■ **BRIEF**
Give an exact copy of every line, leaving images out.

-- START OF SOURCE MATERIAL --

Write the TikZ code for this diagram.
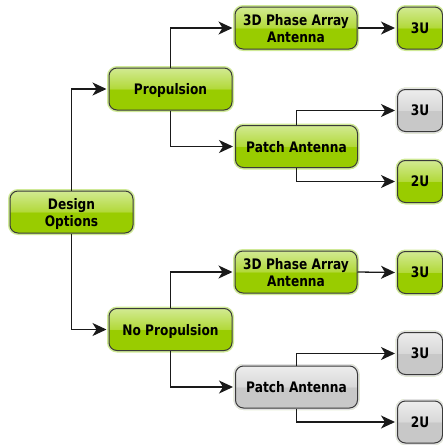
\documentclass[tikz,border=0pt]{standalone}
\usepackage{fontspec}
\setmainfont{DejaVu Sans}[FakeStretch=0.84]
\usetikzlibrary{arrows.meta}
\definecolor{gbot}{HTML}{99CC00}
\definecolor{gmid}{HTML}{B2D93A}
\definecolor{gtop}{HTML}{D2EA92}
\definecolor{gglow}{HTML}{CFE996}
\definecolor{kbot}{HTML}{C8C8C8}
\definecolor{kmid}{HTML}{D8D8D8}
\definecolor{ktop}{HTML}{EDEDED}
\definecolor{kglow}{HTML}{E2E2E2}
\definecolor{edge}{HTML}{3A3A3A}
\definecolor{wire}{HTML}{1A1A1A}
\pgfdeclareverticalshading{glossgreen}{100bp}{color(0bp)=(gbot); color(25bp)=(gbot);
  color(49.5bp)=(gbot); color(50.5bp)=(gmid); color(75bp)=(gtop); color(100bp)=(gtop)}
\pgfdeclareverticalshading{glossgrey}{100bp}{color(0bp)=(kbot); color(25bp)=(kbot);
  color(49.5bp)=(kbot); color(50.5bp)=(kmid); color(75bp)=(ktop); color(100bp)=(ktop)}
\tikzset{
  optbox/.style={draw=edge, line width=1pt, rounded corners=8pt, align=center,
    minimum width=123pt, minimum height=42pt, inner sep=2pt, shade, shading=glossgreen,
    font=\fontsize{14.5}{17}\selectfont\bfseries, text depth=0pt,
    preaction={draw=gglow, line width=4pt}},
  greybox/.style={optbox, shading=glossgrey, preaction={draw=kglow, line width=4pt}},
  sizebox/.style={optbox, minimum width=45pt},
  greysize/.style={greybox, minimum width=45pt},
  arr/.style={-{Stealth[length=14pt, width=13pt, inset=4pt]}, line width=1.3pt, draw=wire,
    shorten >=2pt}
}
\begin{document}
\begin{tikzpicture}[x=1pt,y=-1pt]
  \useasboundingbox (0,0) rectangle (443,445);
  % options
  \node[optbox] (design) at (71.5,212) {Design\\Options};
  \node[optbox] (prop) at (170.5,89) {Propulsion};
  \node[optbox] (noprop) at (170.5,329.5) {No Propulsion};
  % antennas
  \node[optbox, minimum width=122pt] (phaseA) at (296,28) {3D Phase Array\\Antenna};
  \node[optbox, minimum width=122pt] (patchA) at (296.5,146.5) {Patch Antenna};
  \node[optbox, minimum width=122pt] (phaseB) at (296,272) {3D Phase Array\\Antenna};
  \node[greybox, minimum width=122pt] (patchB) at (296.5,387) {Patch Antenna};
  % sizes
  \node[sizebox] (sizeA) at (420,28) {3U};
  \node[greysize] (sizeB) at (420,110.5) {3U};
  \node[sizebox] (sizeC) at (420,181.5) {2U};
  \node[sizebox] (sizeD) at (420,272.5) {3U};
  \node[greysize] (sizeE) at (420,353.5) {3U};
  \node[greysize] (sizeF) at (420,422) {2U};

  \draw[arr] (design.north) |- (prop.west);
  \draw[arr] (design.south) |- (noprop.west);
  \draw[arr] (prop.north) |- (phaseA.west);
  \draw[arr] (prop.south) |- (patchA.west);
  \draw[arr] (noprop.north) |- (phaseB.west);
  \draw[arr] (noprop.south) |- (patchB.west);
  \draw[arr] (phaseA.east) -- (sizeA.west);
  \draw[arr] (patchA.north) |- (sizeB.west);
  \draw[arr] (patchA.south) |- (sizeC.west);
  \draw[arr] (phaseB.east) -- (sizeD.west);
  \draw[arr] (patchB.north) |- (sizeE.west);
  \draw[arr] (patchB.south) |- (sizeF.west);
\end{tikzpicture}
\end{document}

-- END OF SOURCE MATERIAL --

■ **RESPONSE TO THE TASK**
Write the TikZ code for this diagram.
\documentclass[tikz,border=0pt]{standalone}
\usepackage{fontspec}
\setmainfont{DejaVu Sans}[FakeStretch=0.84]
\usetikzlibrary{arrows.meta}
\definecolor{gbot}{HTML}{99CC00}
\definecolor{gmid}{HTML}{B2D93A}
\definecolor{gtop}{HTML}{D2EA92}
\definecolor{gglow}{HTML}{CFE996}
\definecolor{kbot}{HTML}{C8C8C8}
\definecolor{kmid}{HTML}{D8D8D8}
\definecolor{ktop}{HTML}{EDEDED}
\definecolor{kglow}{HTML}{E2E2E2}
\definecolor{edge}{HTML}{3A3A3A}
\definecolor{wire}{HTML}{1A1A1A}
\pgfdeclareverticalshading{glossgreen}{100bp}{color(0bp)=(gbot); color(25bp)=(gbot);
  color(49.5bp)=(gbot); color(50.5bp)=(gmid); color(75bp)=(gtop); color(100bp)=(gtop)}
\pgfdeclareverticalshading{glossgrey}{100bp}{color(0bp)=(kbot); color(25bp)=(kbot);
  color(49.5bp)=(kbot); color(50.5bp)=(kmid); color(75bp)=(ktop); color(100bp)=(ktop)}
\tikzset{
  optbox/.style={draw=edge, line width=1pt, rounded corners=8pt, align=center,
    minimum width=123pt, minimum height=42pt, inner sep=2pt, shade, shading=glossgreen,
    font=\fontsize{14.5}{17}\selectfont\bfseries, text depth=0pt,
    preaction={draw=gglow, line width=4pt}},
  greybox/.style={optbox, shading=glossgrey, preaction={draw=kglow, line width=4pt}},
  sizebox/.style={optbox, minimum width=45pt},
  greysize/.style={greybox, minimum width=45pt},
  arr/.style={-{Stealth[length=14pt, width=13pt, inset=4pt]}, line width=1.3pt, draw=wire,
    shorten >=2pt}
}
\begin{document}
\begin{tikzpicture}[x=1pt,y=-1pt]
  \useasboundingbox (0,0) rectangle (443,445);
  % options
  \node[optbox] (design) at (71.5,212) {Design\\Options};
  \node[optbox] (prop) at (170.5,89) {Propulsion};
  \node[optbox] (noprop) at (170.5,329.5) {No Propulsion};
  % antennas
  \node[optbox, minimum width=122pt] (phaseA) at (296,28) {3D Phase Array\\Antenna};
  \node[optbox, minimum width=122pt] (patchA) at (296.5,146.5) {Patch Antenna};
  \node[optbox, minimum width=122pt] (phaseB) at (296,272) {3D Phase Array\\Antenna};
  \node[greybox, minimum width=122pt] (patchB) at (296.5,387) {Patch Antenna};
  % sizes
  \node[sizebox] (sizeA) at (420,28) {3U};
  \node[greysize] (sizeB) at (420,110.5) {3U};
  \node[sizebox] (sizeC) at (420,181.5) {2U};
  \node[sizebox] (sizeD) at (420,272.5) {3U};
  \node[greysize] (sizeE) at (420,353.5) {3U};
  \node[greysize] (sizeF) at (420,422) {2U};

  \draw[arr] (design.north) |- (prop.west);
  \draw[arr] (design.south) |- (noprop.west);
  \draw[arr] (prop.north) |- (phaseA.west);
  \draw[arr] (prop.south) |- (patchA.west);
  \draw[arr] (noprop.north) |- (phaseB.west);
  \draw[arr] (noprop.south) |- (patchB.west);
  \draw[arr] (phaseA.east) -- (sizeA.west);
  \draw[arr] (patchA.north) |- (sizeB.west);
  \draw[arr] (patchA.south) |- (sizeC.west);
  \draw[arr] (phaseB.east) -- (sizeD.west);
  \draw[arr] (patchB.north) |- (sizeE.west);
  \draw[arr] (patchB.south) |- (sizeF.west);
\end{tikzpicture}
\end{document}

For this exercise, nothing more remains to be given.